* [Request] Below are records that hold pictures; write out only the lines from their start through the line with "const boxWidth = 0.253;", exactly, and drop the pictures.

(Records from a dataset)
▬▬▬

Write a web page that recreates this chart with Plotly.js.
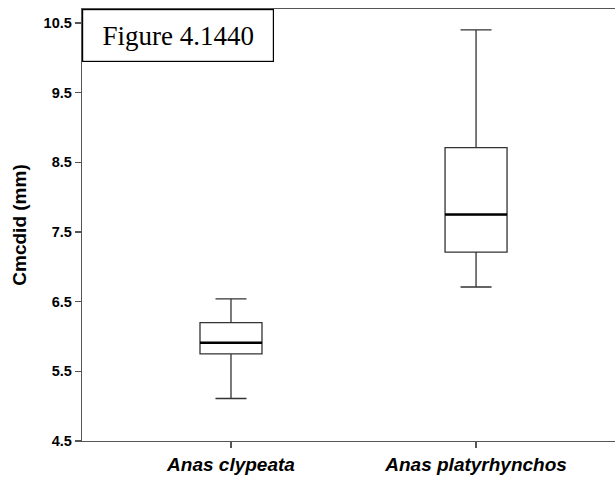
<!DOCTYPE html>
<html>
<head>
<meta charset="utf-8">
<script src="https://cdn.plot.ly/plotly-3.0.1.min.js"></script>
<style>html,body{margin:0;padding:0;background:#fff;}#chart{width:615px;height:478px;}</style>
</head>
<body>
<div id="chart"></div>
<script>
const categories = ["Anas clypeata", "Anas platyrhynchos"];
const positions = [0, 1];
const lowerWhisker = [5.11, 6.71];
const q1 = [5.75, 7.21];
const median = [5.91, 7.75];
const q3 = [6.20, 8.71];
const upperWhisker = [6.54, 10.40];
const yTicks = [4.5, 5.5, 6.5, 7.5, 8.5, 9.5, 10.5];
const boxWidth = 0.253;

const boxTrace = {
  type: 'box',
  x: positions,
  q1: q1, median: median, q3: q3,
  lowerfence: lowerWhisker, upperfence: upperWhisker,
  width: boxWidth,
  whiskerwidth: 0.5,
  fillcolor: '#ffffff',
  line: {color: '#333333', width: 1.3},
  boxpoints: false,
  hoverinfo: 'skip',
  showlegend: false
};

const mx = [], my = [];
positions.forEach((p, i) => {
  mx.push(p - boxWidth / 2, p + boxWidth / 2, null);
  my.push(median[i], median[i], null);
});
const medianTrace = {
  type: 'scatter', mode: 'lines', x: mx, y: my,
  line: {color: '#000000', width: 2.6},
  hoverinfo: 'skip', showlegend: false
};

const layout = {
  width: 615, height: 478,
  margin: {l: 82, r: 0, t: 9, b: 37},
  paper_bgcolor: '#ffffff', plot_bgcolor: '#ffffff',
  showlegend: false,
  xaxis: {
    range: [-0.608, 1.567],
    tickvals: positions, ticktext: categories,
    showgrid: false, zeroline: false,
    showline: true, mirror: true, linecolor: '#555555', linewidth: 1.3,
    ticks: 'outside', ticklen: 6, tickcolor: '#555555', tickwidth: 1.3,
    tickfont: {family: 'Liberation Sans, Arial, sans-serif', size: 19, color: '#000000', weight: 'bold', style: 'italic'}
  },
  yaxis: {
    range: [4.5, 10.7],
    tickvals: yTicks, ticktext: yTicks.map(v => v.toFixed(1)),
    showgrid: false, zeroline: false,
    showline: true, linecolor: '#555555', linewidth: 1.3,
    ticks: 'outside', ticklen: 6, tickcolor: '#555555', tickwidth: 1.3,
    tickfont: {family: 'Liberation Sans, Arial, sans-serif', size: 14.5, color: '#000000', weight: 'bold'},
    title: {text: 'Cmcdid (mm)', standoff: 12, font: {family: 'Liberation Sans, Arial, sans-serif', size: 19, color: '#000000', weight: 'bold'}}
  },
  annotations: [{
    xref: 'paper', yref: 'paper', x: 0, y: 1, xanchor: 'left', yanchor: 'top',
    text: 'Figure 4.1440', showarrow: false,
    font: {family: 'Liberation Serif, Times New Roman, serif', size: 27, color: '#000000'},
    bgcolor: '#ffffff', bordercolor: '#000000', borderwidth: 1.2, borderpad: 1,
    width: 188, height: 49
  }]
};

Plotly.newPlot('chart', [boxTrace, medianTrace], layout, {staticPlot: true, displayModeBar: false});
</script>
</body>
</html>
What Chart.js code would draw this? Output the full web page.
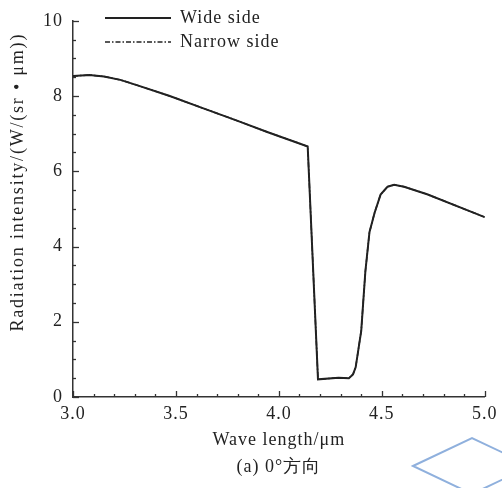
<!DOCTYPE html>
<html>
<head>
<meta charset="utf-8">
<script src="https://cdn.jsdelivr.net/npm/chart.js@4.4.0/dist/chart.umd.min.js"></script>
<style>
  html, body { margin: 0; padding: 0; background: #fff; }
  #wrap { width: 502px; height: 488px; }
</style>
</head>
<body>
<div id="wrap"><canvas id="radChart" width="502" height="488"></canvas></div>
<script>
// wavelength (um) and radiation intensity
const waveLength = [3.00, 3.08, 3.15, 3.23, 3.31, 3.47, 3.63, 3.79, 3.95, 4.11, 4.14,
  4.19, 4.29, 4.34, 4.36, 4.373, 4.40, 4.42, 4.44, 4.465, 4.494, 4.528, 4.56, 4.608, 4.72, 5.00];
const wideSide = [8.53, 8.56, 8.52, 8.43, 8.29, 8.00, 7.68, 7.36, 7.03, 6.72, 6.66,
  0.47, 0.51, 0.50, 0.60, 0.79, 1.76, 3.33, 4.38, 4.90, 5.38, 5.59, 5.64, 5.59, 5.39, 4.78];
// narrow side curve lies on top of the wide side one in the figure
const narrowSide = wideSide.slice();

const seriesNames = ["Wide side", "Narrow side"];
const xTitle = "Wave length/\u03bcm";
const yTitle = "Radiation intensity/(W/(sr \u2022 \u03bcm))";
const caption = "(a) 0\u00b0\u65b9\u5411";

const toPoints = (ys) => ys.map((y, i) => ({ x: waveLength[i], y: y }));
const near = (v, step) => Math.abs(v / step - Math.round(v / step)) < 1e-6;

Chart.defaults.font.family = "'Liberation Serif', 'Times New Roman', serif";
Chart.defaults.font.size = 18;
Chart.defaults.color = "#222";

// inward tick marks, major + minor
const innerTicks = {
  id: "innerTicks",
  afterDraw(chart) {
    const ctx = chart.ctx;
    const xs = chart.scales.x, ys = chart.scales.y;
    const area = chart.chartArea;
    ctx.save();
    ctx.strokeStyle = "#333";
    ctx.lineWidth = 1.3;
    ctx.setLineDash([]);
    xs.ticks.forEach(t => {
      const px = Math.round(xs.getPixelForValue(t.value)) + 0.5;
      const len = near(t.value, 0.5) ? 6 : 3;
      ctx.beginPath();
      ctx.moveTo(px, area.bottom);
      ctx.lineTo(px, area.bottom - len);
      ctx.stroke();
    });
    ys.ticks.forEach(t => {
      const py = Math.round(ys.getPixelForValue(t.value)) + 0.5;
      const len = near(t.value, 2) ? 6 : 3;
      ctx.beginPath();
      ctx.moveTo(area.left, py);
      ctx.lineTo(area.left + len, py);
      ctx.stroke();
    });
    ctx.restore();
  }
};

// legend sits inside the plot, top left
const legendSpot = {
  id: "legendSpot",
  afterLayout(chart) {
    const lg = chart.legend;
    if (!lg) return;
    lg.left = chart.chartArea.left + 26;
    lg.top = 3;
  }
};

// serif text in the figure is set loosely
const spacing = {
  id: "spacing",
  beforeDraw(chart) {
    chart.ctx.letterSpacing = "1px";
    const ys = chart.scales.y;
    if (ys && !ys._wrapped) {
      const orig = ys.drawTitle;
      ys.drawTitle = function () {
        const c = this.ctx;
        const prev = c.letterSpacing;
        c.save();
        c.translate(0, 12);
        c.letterSpacing = "1.8px";
        orig.apply(this, arguments);
        c.restore();
        c.letterSpacing = prev;
      };
      ys._wrapped = true;
    }
  }
};

// blue diamond overlapping the lower right corner of the figure
const diamond = {
  id: "diamond",
  afterDraw(chart) {
    const ctx = chart.ctx;
    ctx.save();
    ctx.strokeStyle = "#8fb0dd";
    ctx.lineWidth = 2;
    ctx.beginPath();
    ctx.moveTo(413, 466);
    ctx.lineTo(472, 438);
    ctx.lineTo(531, 466);
    ctx.lineTo(472, 494);
    ctx.closePath();
    ctx.stroke();
    ctx.restore();
  }
};

const ctx = document.getElementById("radChart").getContext("2d");
new Chart(ctx, {
  type: "line",
  data: {
    datasets: [
      {
        label: seriesNames[1],
        data: toPoints(narrowSide),
        borderColor: "#222",
        backgroundColor: "#222",
        borderWidth: 1.5,
        borderDash: [5, 2, 1.5, 2],
        pointRadius: 0,
        tension: 0
      },
      {
        label: seriesNames[0],
        data: toPoints(wideSide),
        borderColor: "#222",
        backgroundColor: "#222",
        borderWidth: 2,
        pointRadius: 0,
        tension: 0
      }
    ]
  },
  options: {
    responsive: false,
    animation: false,
    layout: { padding: { left: 0, right: 14, top: 16, bottom: 0 } },
    plugins: {
      legend: {
        position: "chartArea",
        align: "start",
        reverse: true,
        labels: {
          usePointStyle: true,
          pointStyle: "line",
          pointStyleWidth: 66,
          padding: 6,
          color: "#222",
          font: { size: 18 },
          generateLabels(chart) {
            const items = Chart.defaults.plugins.legend.labels.generateLabels(chart);
            items.forEach(it => {
              const ds = chart.data.datasets[it.datasetIndex];
              it.lineDash = ds.borderDash || [];
              it.lineWidth = ds.borderWidth;
            });
            return items;
          }
        }
      },
      tooltip: { enabled: false }
    },
    scales: {
      x: {
        type: "linear",
        min: 3,
        max: 5,
        afterFit(scale) { scale.height = 91; },
        border: { display: true, color: "#333", width: 1.5 },
        grid: { drawOnChartArea: false, drawTicks: false },
        ticks: {
          stepSize: 0.1,
          autoSkip: false,
          maxRotation: 0,
          padding: 6,
          callback: (v) => near(v, 0.5) ? Number(v).toFixed(1) : ""
        },
        title: {
          display: true,
          text: [xTitle, caption],
          font: { size: 18, lineHeight: 1.5 },
          padding: { top: 0, bottom: 7 }
        }
      },
      y: {
        min: 0,
        max: 10,
        afterFit(scale) { scale.width = 73; },
        border: { display: true, color: "#333", width: 1.5 },
        grid: { drawOnChartArea: false, drawTicks: false },
        ticks: {
          stepSize: 0.5,
          autoSkip: false,
          padding: 10,
          callback: (v) => near(v, 2) ? String(Math.round(v)) : ""
        },
        title: {
          display: true,
          text: yTitle,
          align: "end",
          font: { size: 18 },
          padding: { top: 7, bottom: 0 }
        }
      }
    }
  },
  plugins: [innerTicks, legendSpot, spacing, diamond]
});
</script>
</body>
</html>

▬▬▬

* [Answer to this exercise]
Write a web page that recreates this chart with Plotly.js.
<!DOCTYPE html>
<html>
<head>
<meta charset="utf-8">
<script src="https://cdn.plot.ly/plotly-3.0.1.min.js"></script>
<style>html,body{margin:0;padding:0;background:#fff;}#chart{width:615px;height:478px;}</style>
</head>
<body>
<div id="chart"></div>
<script>
const categories = ["Anas clypeata", "Anas platyrhynchos"];
const positions = [0, 1];
const lowerWhisker = [5.11, 6.71];
const q1 = [5.75, 7.21];
const median = [5.91, 7.75];
const q3 = [6.20, 8.71];
const upperWhisker = [6.54, 10.40];
const yTicks = [4.5, 5.5, 6.5, 7.5, 8.5, 9.5, 10.5];
const boxWidth = 0.253;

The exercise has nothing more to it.